>> begin COLLECTED DATA

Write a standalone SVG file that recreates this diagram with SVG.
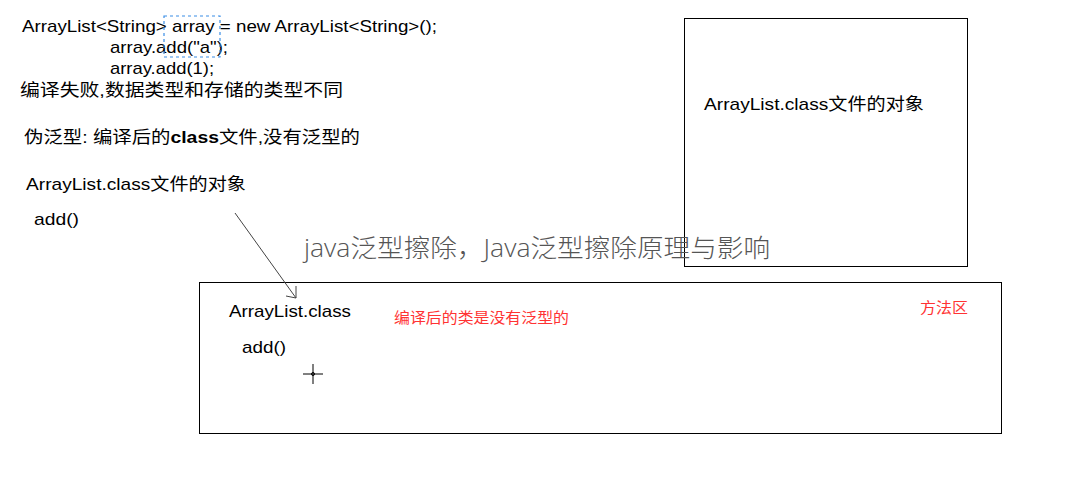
<svg xmlns="http://www.w3.org/2000/svg" width="1075" height="481" viewBox="0 0 1075 481">
<style>
.t{font-family:"Liberation Sans","Noto Sans CJK SC",sans-serif;font-size:17px;fill:#000}
.r{font-family:"Liberation Sans","Noto Sans CJK SC",sans-serif;font-size:15px;fill:#ff3333}
.box{fill:none;stroke:#000;stroke-width:1}
</style>
<rect width="1075" height="481" fill="#fff"/>
<g id="code">
<text class="t" x="22" y="32" textLength="415" lengthAdjust="spacingAndGlyphs">ArrayList&lt;String&gt; array  = new ArrayList&lt;String&gt;();</text>
<text class="t" x="110" y="53" textLength="118" lengthAdjust="spacingAndGlyphs">array.add("a");</text>
<text class="t" x="110" y="74" textLength="104" lengthAdjust="spacingAndGlyphs">array.add(1);</text>
<rect x="164" y="16" width="56" height="41" fill="none" stroke="#3a8ee6" stroke-width="1.2" stroke-dasharray="3,3"/>
<text class="t" x="20" y="96" textLength="323" lengthAdjust="spacingAndGlyphs">编译失败,数据类型和存储的类型不同</text>
<text class="t" x="24" y="143" textLength="336" lengthAdjust="spacingAndGlyphs">伪泛型: 编译后的<tspan font-weight="bold">class</tspan>文件,没有泛型的</text>
<text class="t" x="26" y="190" textLength="220" lengthAdjust="spacingAndGlyphs">ArrayList.class文件的对象</text>
<text class="t" x="34" y="225" textLength="45" lengthAdjust="spacingAndGlyphs">add()</text>
</g>
<g id="heap">
<rect class="box" x="684.5" y="18.5" width="283" height="248"/>
<text class="t" x="704" y="110" textLength="220" lengthAdjust="spacingAndGlyphs">ArrayList.class文件的对象</text>
</g>
<g id="method-area">
<rect class="box" x="199.5" y="282.5" width="802" height="151"/>
<text class="t" x="229" y="317" textLength="122" lengthAdjust="spacingAndGlyphs">ArrayList.class</text>
<text class="t" x="242" y="353" textLength="44" lengthAdjust="spacingAndGlyphs">add()</text>
<text class="r" x="394" y="323" textLength="175" lengthAdjust="spacingAndGlyphs">编译后的类是没有泛型的</text>
<text class="r" x="920" y="313" textLength="48" lengthAdjust="spacingAndGlyphs">方法区</text>
<path d="M313 364V384M303 374H323" stroke="#000" stroke-width="1"/>
<circle cx="313" cy="374" r="1.5" fill="none" stroke="#000"/>
</g>
<g id="connectors">
<path d="M235 213L296 298" stroke="#444" stroke-width="1"/>
<path d="M286 296L296 298L296 286" fill="none" stroke="#444" stroke-width="1"/>
</g>
<text x="304" y="257" font-family="'Open Sans','Noto Sans CJK SC',sans-serif" font-size="25" font-weight="300" fill="#555" textLength="466" lengthAdjust="spacingAndGlyphs">java泛型擦除，Java泛型擦除原理与影响</text>
</svg>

>> end COLLECTED DATA

(SHORT EXERCISE)
Copy the material shown above in full and exactly. Skip the pictures.

(WRITTEN ANSWER)
Write a standalone SVG file that recreates this diagram with SVG.
<svg xmlns="http://www.w3.org/2000/svg" width="1075" height="481" viewBox="0 0 1075 481">
<style>
.t{font-family:"Liberation Sans","Noto Sans CJK SC",sans-serif;font-size:17px;fill:#000}
.r{font-family:"Liberation Sans","Noto Sans CJK SC",sans-serif;font-size:15px;fill:#ff3333}
.box{fill:none;stroke:#000;stroke-width:1}
</style>
<rect width="1075" height="481" fill="#fff"/>
<g id="code">
<text class="t" x="22" y="32" textLength="415" lengthAdjust="spacingAndGlyphs">ArrayList&lt;String&gt; array  = new ArrayList&lt;String&gt;();</text>
<text class="t" x="110" y="53" textLength="118" lengthAdjust="spacingAndGlyphs">array.add("a");</text>
<text class="t" x="110" y="74" textLength="104" lengthAdjust="spacingAndGlyphs">array.add(1);</text>
<rect x="164" y="16" width="56" height="41" fill="none" stroke="#3a8ee6" stroke-width="1.2" stroke-dasharray="3,3"/>
<text class="t" x="20" y="96" textLength="323" lengthAdjust="spacingAndGlyphs">编译失败,数据类型和存储的类型不同</text>
<text class="t" x="24" y="143" textLength="336" lengthAdjust="spacingAndGlyphs">伪泛型: 编译后的<tspan font-weight="bold">class</tspan>文件,没有泛型的</text>
<text class="t" x="26" y="190" textLength="220" lengthAdjust="spacingAndGlyphs">ArrayList.class文件的对象</text>
<text class="t" x="34" y="225" textLength="45" lengthAdjust="spacingAndGlyphs">add()</text>
</g>
<g id="heap">
<rect class="box" x="684.5" y="18.5" width="283" height="248"/>
<text class="t" x="704" y="110" textLength="220" lengthAdjust="spacingAndGlyphs">ArrayList.class文件的对象</text>
</g>
<g id="method-area">
<rect class="box" x="199.5" y="282.5" width="802" height="151"/>
<text class="t" x="229" y="317" textLength="122" lengthAdjust="spacingAndGlyphs">ArrayList.class</text>
<text class="t" x="242" y="353" textLength="44" lengthAdjust="spacingAndGlyphs">add()</text>
<text class="r" x="394" y="323" textLength="175" lengthAdjust="spacingAndGlyphs">编译后的类是没有泛型的</text>
<text class="r" x="920" y="313" textLength="48" lengthAdjust="spacingAndGlyphs">方法区</text>
<path d="M313 364V384M303 374H323" stroke="#000" stroke-width="1"/>
<circle cx="313" cy="374" r="1.5" fill="none" stroke="#000"/>
</g>
<g id="connectors">
<path d="M235 213L296 298" stroke="#444" stroke-width="1"/>
<path d="M286 296L296 298L296 286" fill="none" stroke="#444" stroke-width="1"/>
</g>
<text x="304" y="257" font-family="'Open Sans','Noto Sans CJK SC',sans-serif" font-size="25" font-weight="300" fill="#555" textLength="466" lengthAdjust="spacingAndGlyphs">java泛型擦除，Java泛型擦除原理与影响</text>
</svg>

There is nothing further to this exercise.